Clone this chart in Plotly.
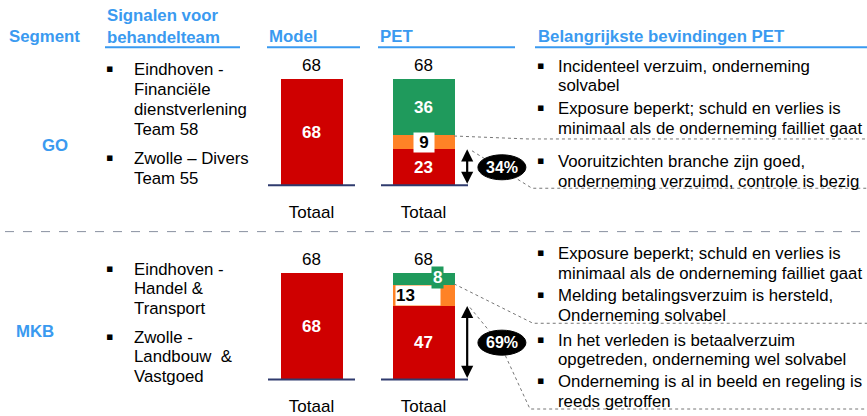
import plotly.graph_objects as go

# ---------------- data ----------------
segments = ["GO", "MKB"]
bar_categories = ["Model", "PET"]
tick_labels = ["Totaal", "Totaal"]
model_totals = [68, 68]
pet_red = [23, 47]
pet_orange = [9, 13]
pet_green = [36, 8]

headers = ["Segment", "Signalen voor<br>behandelteam", "Model", "PET", "Belangrijkste bevindingen PET"]

go_signals = [["Eindhoven -", "Financiële", "dienstverlening", "Team 58"],
              ["Zwolle – Divers", "Team 55"]]
mkb_signals = [["Eindhoven -", "Handel &", "Transport"],
               ["Zwolle -", "Landbouw  &", "Vastgoed"]]
go_findings = [["Incidenteel verzuim, onderneming", "solvabel"],
               ["Exposure beperkt; schuld en verlies is", "minimaal als de onderneming failliet gaat"],
               ["Vooruitzichten branche zijn goed,", "onderneming verzuimd, controle is bezig"]]
mkb_findings = [["Exposure beperkt; schuld en verlies is", "minimaal als de onderneming failliet gaat"],
                ["Melding betalingsverzuim is hersteld,", "Onderneming solvabel"],
                ["In het verleden is betaalverzuim", "opgetreden, onderneming wel solvabel"],
                ["Onderneming is al in beeld en regeling is", "reeds getroffen"]]

# ---------------- styling ----------------
W, H = 867, 416
RED = "#cf0000"
ORANGE = "#ff8226"
GREEN = "#1f9a5c"
BLUE = "#3a9af0"
NAVY = "#2f3b6e"
FONT = "Liberation Sans, Arial, sans-serif"
FS = 16.8
K = 108 / 68          # pixels per unit
Y_MAX = 80
baselines_px = [188, 385]


def px(x):
    return x / W


def py(y):
    return 1 - y / H


fig = go.Figure()
annotations = []
shapes = []

for i, seg in enumerate(segments):
    xa = "x" if i == 0 else "x2"
    ya = "y" if i == 0 else "y2"
    common = dict(xaxis=xa, yaxis=ya, width=0.545, showlegend=False,
                  hoverinfo="skip", marker_line_width=0)
    fig.add_trace(go.Bar(x=bar_categories, y=[model_totals[i], pet_red[i]],
                         marker_color=RED, **common))
    fig.add_trace(go.Bar(x=["PET"], y=[pet_orange[i]], marker_color=ORANGE, **common))
    fig.add_trace(go.Bar(x=["PET"], y=[pet_green[i]], marker_color=GREEN, **common))

    pet_total = pet_red[i] + pet_orange[i] + pet_green[i]
    bold_white = dict(family=FONT, size=17, color="white")
    # totals above bars
    for cat, tot in zip(bar_categories, [model_totals[i], pet_total]):
        annotations.append(dict(xref=xa, yref=ya, x=cat, y=tot, text=str(tot),
                                showarrow=False, yanchor="bottom", yshift=2,
                                font=dict(family=FONT, size=17, color="black")))
    # model label
    annotations.append(dict(xref=xa, yref=ya, x="Model", y=model_totals[i] / 2,
                            text="<b>%d</b>" % model_totals[i], showarrow=False, font=bold_white))
    # red
    annotations.append(dict(xref=xa, yref=ya, x="PET", y=pet_red[i] / 2,
                            text="<b>%d</b>" % pet_red[i], showarrow=False, font=bold_white))
    # orange
    if i == 0:
        annotations.append(dict(xref=xa, yref=ya, x="PET", y=pet_red[i] + pet_orange[i] / 2,
                                text="<b>%d</b>" % pet_orange[i], showarrow=False,
                                bgcolor="white", borderpad=0, width=20,
                                font=dict(family=FONT, size=17, color="black")))
    else:
        annotations.append(dict(xref=xa, yref=ya, x="PET", y=pet_red[i] + pet_orange[i] / 2,
                                text="<b>%d</b>" % pet_orange[i], showarrow=False,
                                bgcolor="white", borderpad=0, width=44, align="left",
                                xshift=-6,
                                font=dict(family=FONT, size=17, color="black")))
    # green
    if i == 0:
        annotations.append(dict(xref=xa, yref=ya, x="PET",
                                y=pet_red[i] + pet_orange[i] + pet_green[i] / 2,
                                text="<b>%d</b>" % pet_green[i], showarrow=False, font=bold_white))
    else:
        annotations.append(dict(xref=xa, yref=ya, x="PET",
                                y=pet_red[i] + pet_orange[i] + pet_green[i] / 2,
                                text="<b>%d</b>" % pet_green[i], showarrow=False,
                                bgcolor=GREEN, borderpad=1, xshift=14, yshift=2,
                                font=bold_white))
    # double arrow
    annotations.append(dict(xref=xa, yref=ya, x=1.39, y=pet_red[i],
                            axref=xa, ayref=ya, ax=1.39, ay=0, text="",
                            showarrow=True, arrowside="end+start", arrowhead=2,
                            arrowsize=1.1, arrowwidth=2.2, arrowcolor="black",
                            standoff=0, startstandoff=0))
    # baselines
    b = baselines_px[i]
    for x0, x1 in [(268, 355), (381, 468)]:
        shapes.append(dict(type="line", xref="paper", yref="paper",
                           x0=px(x0), x1=px(x1), y0=py(b), y1=py(b),
                           line=dict(color=NAVY, width=2)))

# connectors (dotted)
dot = dict(color="#777777", width=1, dash="dot")
connectors = [
    [(454, 138), (528, 141), (867, 141)],
    [(472, 153), (532, 191), (867, 191)],
    [(454, 288), (533, 328), (867, 328)],
    [(470, 312), (500, 349), (530, 415), (867, 415)],
]
for pts in connectors:
    path = "M " + " L ".join("%f,%f" % (px(x), py(y)) for x, y in pts)
    shapes.append(dict(type="path", xref="paper", yref="paper", path=path, line=dot))

# ellipses with percentages
for i in range(len(segments)):
    xa = "x" if i == 0 else "x2"
    ya = "y" if i == 0 else "y2"
    pct = round(100 * pet_red[i] / model_totals[i])
    shapes.append(dict(type="circle", xref=xa, yref=ya,
                       xsizemode="pixel", ysizemode="pixel",
                       xanchor=1.70, yanchor=pet_red[i] / 2,
                       x0=-24, x1=24, y0=-12.5, y1=12.5,
                       fillcolor="black", line=dict(color="black", width=1)))
    annotations.append(dict(xref=xa, yref=ya, x=1.70, y=pet_red[i] / 2,
                            text="<b>%d%%</b>" % pct, showarrow=False,
                            font=dict(family=FONT, size=16, color="white")))

# separator
shapes.append(dict(type="line", xref="paper", yref="paper", x0=px(5), x1=1,
                   y0=py(235), y1=py(235),
                   line=dict(color="#8890a0", width=1, dash="dash")))

# header underlines
for x0, x1 in [(105, 240), (267, 360), (378, 515), (535, 867)]:
    shapes.append(dict(type="line", xref="paper", yref="paper", x0=px(x0), x1=px(x1),
                       y0=py(48), y1=py(48), line=dict(color=BLUE, width=2)))

# headers
hfont = dict(family=FONT, size=FS, color=BLUE)
header_pos = [(7, 37), (105, 27), (267, 37), (378, 37), (536, 37)]
for txt, (x, y) in zip(headers, header_pos):
    annotations.append(dict(xref="paper", yref="paper", x=px(x), y=py(y),
                            text="<b>%s</b>" % txt, showarrow=False, xanchor="left",
                            yanchor="middle", align="left", font=hfont))

# segment labels
for txt, (x, y) in zip(segments, [(40, 148), (14, 336)]):
    annotations.append(dict(xref="paper", yref="paper", x=px(x), y=py(y),
                            text="<b>%s</b>" % txt, showarrow=False, xanchor="left",
                            yanchor="middle",
                            font=dict(family=FONT, size=FS, color=BLUE)))

tfont = dict(family=FONT, size=FS, color="black")


def add_bullets(groups, starts, bx, tx):
    for lines, y0 in zip(groups, starts):
        annotations.append(dict(xref="paper", yref="paper", x=px(bx), y=py(y0 - 1),
                                text="▪", showarrow=False, xanchor="center",
                                yanchor="middle",
                                font=dict(family="DejaVu Sans", size=11, color="black")))
        for j, line in enumerate(lines):
            annotations.append(dict(xref="paper", yref="paper", x=px(tx), y=py(y0 + 20 * j),
                                    text=line, showarrow=False, xanchor="left",
                                    yanchor="middle", font=tfont))


add_bullets(go_signals, [71, 161], 109, 132)
add_bullets(mkb_signals, [273, 342], 109, 132)
add_bullets(go_findings, [67, 110, 164], 540, 556)
add_bullets(mkb_findings, [257, 300, 345, 387], 540, 556)

axis_x = dict(type="category", categoryorder="array", categoryarray=bar_categories,
              range=[-0.5, 2.5], domain=[px(255.5), px(255.5 + 336)],
              tickmode="array", tickvals=bar_categories, ticktext=tick_labels,
              showgrid=False, zeroline=False, showline=False, ticks="",
              ticklabelstandoff=15, tickfont=dict(family=FONT, size=17, color="black"),
              fixedrange=True)
fig.update_layout(
    width=W, height=H, margin=dict(l=0, r=0, t=0, b=0),
    paper_bgcolor="white", plot_bgcolor="rgba(0,0,0,0)",
    barmode="stack", bargap=0,
    xaxis=dict(axis_x, anchor="y"),
    yaxis=dict(domain=[py(188), py(188 - Y_MAX * K)], range=[0, Y_MAX], visible=False),
    xaxis2=dict(axis_x, anchor="y2"),
    yaxis2=dict(domain=[py(385), py(385 - Y_MAX * K)], range=[0, Y_MAX], visible=False),
    annotations=annotations, shapes=shapes, showlegend=False,
)

fig.write_html("out.html", config={"displayModeBar": False},
               post_script="document.body.style.margin='0px';")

_PROBLEM DETAILS:_
Only lines belong in the copy: transcribe those from the start of the data through the line that contains "shapes = []", and skip the pictures.

_RESPONSE:_
Clone this chart in Plotly.
import plotly.graph_objects as go

# ---------------- data ----------------
segments = ["GO", "MKB"]
bar_categories = ["Model", "PET"]
tick_labels = ["Totaal", "Totaal"]
model_totals = [68, 68]
pet_red = [23, 47]
pet_orange = [9, 13]
pet_green = [36, 8]

headers = ["Segment", "Signalen voor<br>behandelteam", "Model", "PET", "Belangrijkste bevindingen PET"]

go_signals = [["Eindhoven -", "Financiële", "dienstverlening", "Team 58"],
              ["Zwolle – Divers", "Team 55"]]
mkb_signals = [["Eindhoven -", "Handel &", "Transport"],
               ["Zwolle -", "Landbouw  &", "Vastgoed"]]
go_findings = [["Incidenteel verzuim, onderneming", "solvabel"],
               ["Exposure beperkt; schuld en verlies is", "minimaal als de onderneming failliet gaat"],
               ["Vooruitzichten branche zijn goed,", "onderneming verzuimd, controle is bezig"]]
mkb_findings = [["Exposure beperkt; schuld en verlies is", "minimaal als de onderneming failliet gaat"],
                ["Melding betalingsverzuim is hersteld,", "Onderneming solvabel"],
                ["In het verleden is betaalverzuim", "opgetreden, onderneming wel solvabel"],
                ["Onderneming is al in beeld en regeling is", "reeds getroffen"]]

# ---------------- styling ----------------
W, H = 867, 416
RED = "#cf0000"
ORANGE = "#ff8226"
GREEN = "#1f9a5c"
BLUE = "#3a9af0"
NAVY = "#2f3b6e"
FONT = "Liberation Sans, Arial, sans-serif"
FS = 16.8
K = 108 / 68          # pixels per unit
Y_MAX = 80
baselines_px = [188, 385]


def px(x):
    return x / W


def py(y):
    return 1 - y / H


fig = go.Figure()
annotations = []
shapes = []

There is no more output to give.